Part 4: Exploring Data

Data is (not always) beautiful.

Rui Qiu

Updated on 2021-09-26.


There are so many aspects to cover when it comes to exploratory data analysis. Some might give the analyst an unseen new perspective, and some might need their prior knowledge before plotting.

Script: shots-viz.R

Although it is called "shots-viz", it contains all the coding used in this part.

Location-based shot attempts

Back to the very core of the model to build, it is vital to show shot attempts whether it is a success or failure.

coordinates
Shot attempts coordinates of all 30 teams.

To keep the plot visually pleasing, the area restricted by the coordinates is made close to a square. Some records are backcourt "yeets," which usually happen when a quarter runs out and the offensive team does not have enough time to organize an attack. In this case, the ball-controlling player will desperately throw the ball as hard as towards the rim to try his luck. Thus some of the data are discarded as a result.

Washington Wizards' shooting locations

As the data are split by teams, it is very handy to load and plot a team's performance in a season. Let's take Washington Wizards as an example.

was-shots
Shot attempts coordinates of Washington Wizards.

Time-based shot attempts

Another angle to look at the data as a whole is to check when those shots are taken. An NBA has four quarters, and each quarter has 12 minutes. If the score is a draw at the end of 4 quarters, another 5 minutes of overtime (OT) will be added to the game. The number of OTs can go on and on. Each time has no more than 24 seconds to run the attack as long as they still have possession of the ball. So, in general, the distribution should be uniform from the second 0 to 2880. But due to some tactical reasons, one team might hold the ball a little longer than or shorter (like run-and-gun), so that's where the teams differ.

shot times
Shot time distribution of all 30 teams.

Most frequent words in /r/nba

This is data from one day only.

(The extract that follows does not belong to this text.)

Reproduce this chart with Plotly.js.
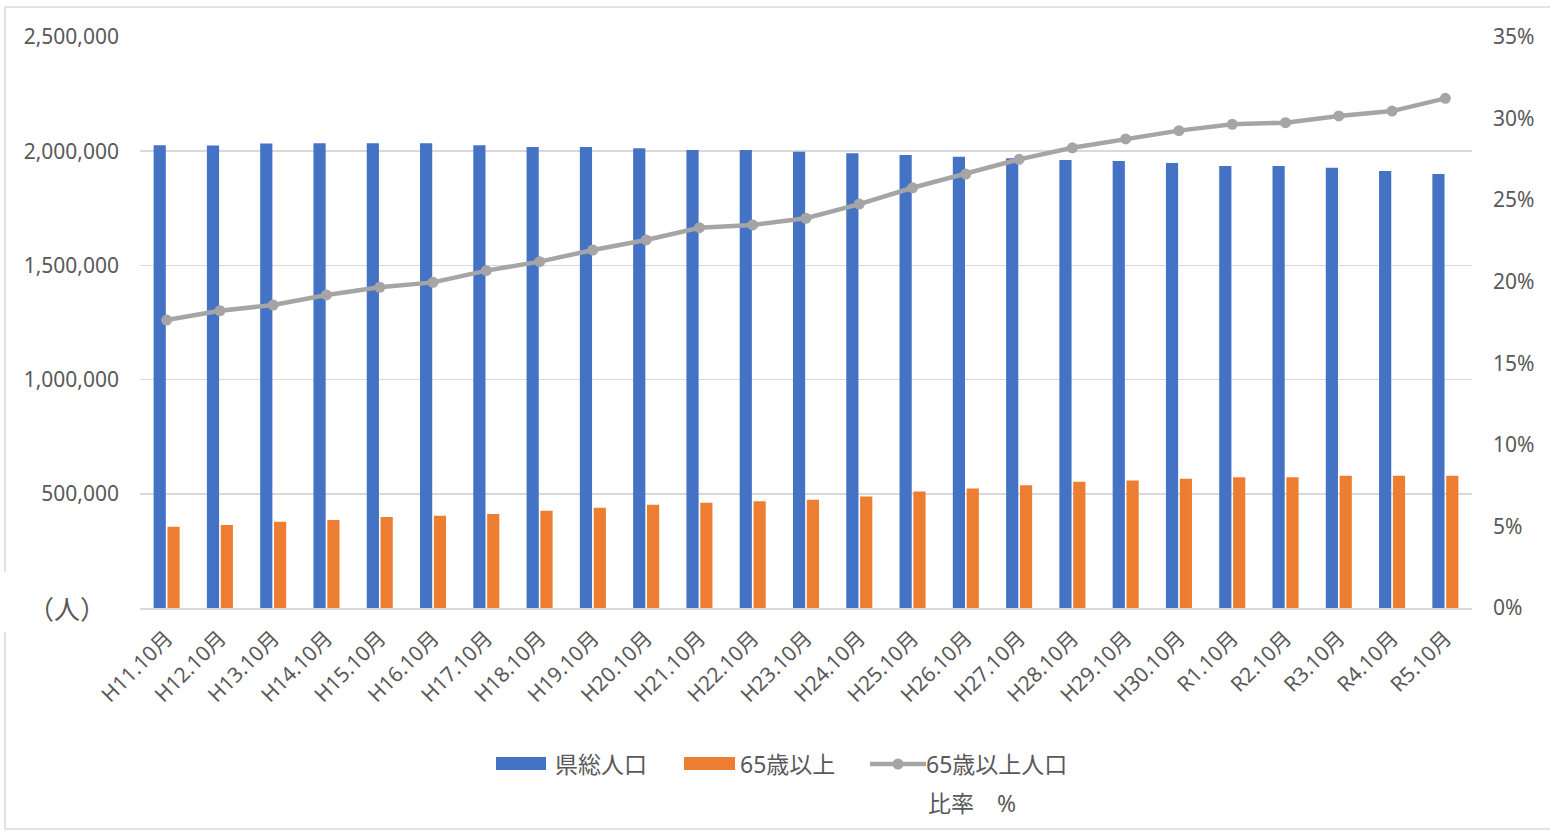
<!DOCTYPE html>
<html>
<head>
<meta charset="utf-8">
<script src="https://cdn.plot.ly/plotly-3.0.1.min.js"></script>
<style>
  html, body { margin: 0; padding: 0; background: #ffffff; }
  #chart { width: 1550px; height: 831px; }
</style>
</head>
<body>
<div id="chart"></div>
<script>
// ---- data ----
const categories = [
  'H11.10月','H12.10月','H13.10月','H14.10月','H15.10月','H16.10月','H17.10月',
  'H18.10月','H19.10月','H20.10月','H21.10月','H22.10月','H23.10月','H24.10月',
  'H25.10月','H26.10月','H27.10月','H28.10月','H29.10月','H30.10月',
  'R1.10月','R2.10月','R3.10月','R4.10月','R5.10月'
];
const totalPopulation = [
  2026000, 2025000, 2034000, 2034500, 2034500, 2035000, 2025700,
  2018300, 2018000, 2012600, 2005000, 2005000, 1997700, 1990700,
  1983300, 1976000, 1968800, 1961400, 1957000, 1948200,
  1935100, 1935000, 1927700, 1913200, 1900100
];
const elderlyPopulation = [
  355700, 363000, 377600, 384800, 398000, 403800, 411100,
  425700, 438800, 451900, 460600, 467900, 473800, 488300,
  510200, 523300, 537900, 552500, 558300, 565600,
  572900, 572900, 578700, 578700, 578700
];
const elderlyRatio = [
  17.65, 18.22, 18.57, 19.19, 19.66, 19.96, 20.68,
  21.23, 21.94, 22.56, 23.31, 23.48, 23.89, 24.76,
  25.76, 26.60, 27.50, 28.21, 28.75, 29.26,
  29.65, 29.75, 30.16, 30.46, 31.24
];
const leftTicks = [500000, 1000000, 1500000, 2000000, 2500000];
const seriesNames = ['県総人口', '65歳以上', '65歳以上人口', '比率　%'];
const unitLabel = '（人）';

// ---- layout helpers ----
const W = 1550, H = 831;
const M = { l: 140, r: 78, t: 37, b: 223 };
const PW = W - M.l - M.r, PH = H - M.t - M.b;
const px = x => (x - M.l) / PW;
const py = y => (H - M.b - y) / PH;

const FONT = 'Noto Sans, Noto Sans CJK JP, sans-serif';
const CJK = 'Noto Sans CJK JP, sans-serif';
const TXT = '#595959';
const BORDER = '#D9D9D9';
const BLUE = '#4472C4', ORANGE = '#ED7D31', GREY = '#A5A5A5';

const traces = [
  { type: 'bar', name: seriesNames[0], x: categories, y: totalPopulation,
    marker: { color: BLUE }, yaxis: 'y', showlegend: false },
  { type: 'bar', name: seriesNames[1], x: categories, y: elderlyPopulation,
    marker: { color: ORANGE }, yaxis: 'y', showlegend: false },
  { type: 'scatter', mode: 'lines+markers', name: seriesNames[2] + ' ' + seriesNames[3],
    x: categories, y: elderlyRatio, yaxis: 'y2',
    line: { color: GREY, width: 4.5 }, marker: { color: GREY, size: 11 },
    showlegend: false }
];

const lineShape = (x0, y0, x1, y1, color, width) => ({
  type: 'line', xref: 'paper', yref: 'paper',
  x0: px(x0), y0: py(y0), x1: px(x1), y1: py(y1),
  line: { color: color, width: width }
});

const shapes = [
  // chart area border (left edge interrupted by unit label)
  lineShape(5, 7, 1552, 7, BORDER, 1.5),
  lineShape(5, 829, 1552, 829, BORDER, 1.5),
  lineShape(5, 7, 5, 572, BORDER, 1.5),
  lineShape(5, 632, 5, 829, BORDER, 1.5),
  // legend swatches
  { type: 'rect', xref: 'paper', yref: 'paper', x0: px(496), x1: px(546), y0: py(770), y1: py(757),
    fillcolor: BLUE, line: { width: 0 } },
  { type: 'rect', xref: 'paper', yref: 'paper', x0: px(684), x1: px(735), y0: py(770), y1: py(757),
    fillcolor: ORANGE, line: { width: 0 } },
  lineShape(870, 764, 926, 764, GREY, 4.5),
  { type: 'circle', xref: 'paper', yref: 'paper', x0: px(892.5), x1: px(903.5), y0: py(769.5), y1: py(758.5),
    fillcolor: GREY, line: { width: 0 } }
];

const ann = (text, x, y, xanchor, size, family) => ({
  text: text, xref: 'paper', yref: 'paper', x: px(x), y: py(y),
  xanchor: xanchor, yanchor: 'middle', showarrow: false,
  font: { family: family || FONT, size: size, color: TXT }
});

const annotations = [
  ann(unitLabel, 67, 607, 'center', 26, CJK),
  ann(seriesNames[0], 553, 764, 'left', 23),
  ann(seriesNames[1], 738, 764, 'left', 23),
  ann(seriesNames[2], 924, 764, 'left', 23),
  ann(seriesNames[3], 926, 803, 'left', 23)
];

const layout = {
  width: W, height: H,
  margin: M,
  paper_bgcolor: '#ffffff', plot_bgcolor: '#ffffff',
  barmode: 'group', bargap: 0.48, bargroupgap: 0.12,
  font: { family: FONT, color: TXT, size: 21 },
  showlegend: false,
  xaxis: {
    type: 'category', range: [-0.5, categories.length - 0.5], autorange: false,
    tickangle: -45, showgrid: false, zeroline: false,
    showline: true, linecolor: BORDER, linewidth: 1.5,
    tickfont: { family: FONT, size: 21, color: TXT }, ticks: '', ticklabelstandoff: 8
  },
  yaxis: {
    range: [0, 2500000], autorange: false, tickvals: leftTicks, tickformat: ',d',
    showgrid: true, gridcolor: BORDER, gridwidth: 1.5, zeroline: false,
    showline: false, ticks: '', ticklabelstandoff: 20,
    tickfont: { family: FONT, size: 21, color: TXT }
  },
  yaxis2: {
    range: [0, 35], autorange: false, dtick: 5, tick0: 0, ticksuffix: '%', overlaying: 'y', side: 'right',
    showgrid: false, zeroline: false, showline: false, ticks: '', ticklabelstandoff: 20,
    tickfont: { family: FONT, size: 21, color: TXT }
  },
  shapes: shapes,
  annotations: annotations
};

Plotly.newPlot('chart', traces, layout, { displayModeBar: false, staticPlot: true });
</script>
</body>
</html>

The plot reflects what the popular topics are about on that day.

reddit top words
Just data from one day.

With or without URLs

The label of players' tweets is whether a tweet contains a URL. The bar chart shows that it's almost a 50-50 situation. Plain and simple.

tweets urls
Basically a 50-50.

For the players' name and id, frankly speaking, there is nothing to visualize for now. It's just a reference.

Correlation of top features in a DTM

For the last plot, it's somewhat interesting to see the correlation between the frequent features of a document-term matrix. The more blue the dot is, the more positively correlated the two terms are, like "los" and "angeles."

correlation
Again, just data from one day.

In the end

To conclude, the plots drawn in this part of the portfolio are rather sketchy. Nonetheless, they still managed to keep some formality, as the plotting style. Are there any brilliant observations emerging from the data? Maybe not. Still, this is just a preliminary step before modeling.